Ever since the disappointment of “Reloaded,” there’s been some question as to whether it was a good idea to spring another “Matrix” installment on moviegoers within the same calendar year. Remember what happened to “Back to the Future 3,” released just a few months after “Back to the Future 2”? It faded so quickly that most fans of the original didn’t even realize the series had switched genres, from time-travel fantasy to full-scale Western.

Nevertheless, the third installment in the “Matrix” trilogy is already here, and there is no genre-switching. Alas. Once more, Neo the potential messiah (Keanu Reeves) is joined by his main squeeze Trinity (Carrie-Anne Moss) and the fatherly Morpheus (Laurence Fishburne) to do battle with a software-created world and the shape-shifting malevolence of Agent Smith (Hugo Weaving).

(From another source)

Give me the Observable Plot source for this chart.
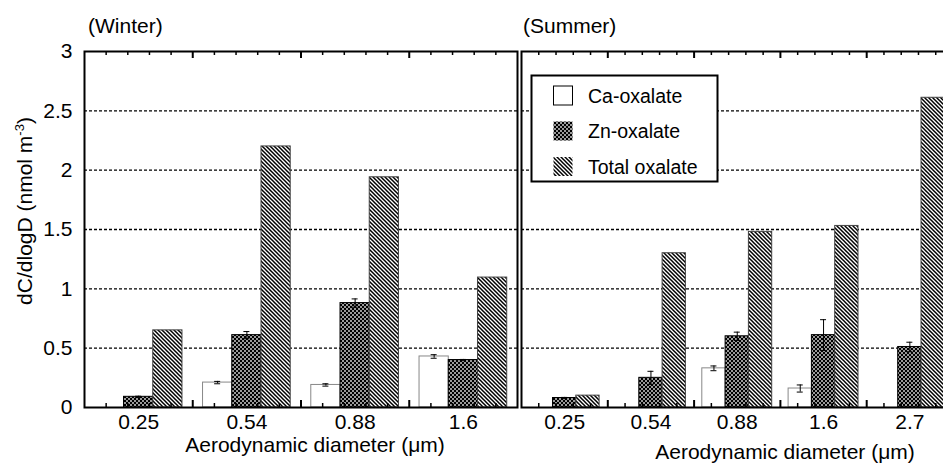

Once more there are multiple Smiths (and Weavings), and they’ve taken over the body of Neo’s schizzy shipmate, Bane (Ian Bliss). The reluctant Frenchman Merovingian (Lambert Wilson) is persuaded to help out, while The Oracle, chain-smoking dispenser of cookies and fortune-cookie wisdom, turns up in the shape of Mary Alice. (The late Gloria Foster played her in the first two films, and the change is cutely acknowledged.)

Unlike “Reloaded,” this new “Matrix” doesn’t leave the audience hanging in mid-narrative. Producer Joel Silver claims this really is the end, even if the finale does hint at more installments to come. But “Revolutions” still makes most of the same mistakes as “Reloaded.”

The Wachowskis, Andy and Larry, replace clever plotting with furious action, then substitute massive sets and special effects for character development. And there’s still too much dialogue that comes from the “wherever you go, there you are” school of circuitous profundity.

Under the circumstances, the actors can do little but stay out of the way of the heavy machinery — which includes a ferocious drill that breaks through Neo’s pals’ defenses and threatens to wipe out the human race. There’s a “Star Trek” cheesiness about too many of the performances; the romantic chemistry between Reeves and Moss has never been harder to buy.

A few touches surprise: an impromptu trip through a packed disco, the brutal exit of one major character, and a subway stop that operates on principles similar to Harry Potter’s train station. Neo finds himself stranded in this purgatory, punished by a grotesque creature who thinks he’s God and won’t let him leave.

“OK, you got yourself in here,” says Neo to himself. “You can get yourself out.” The way Reeves says it, he might be thinking about his career.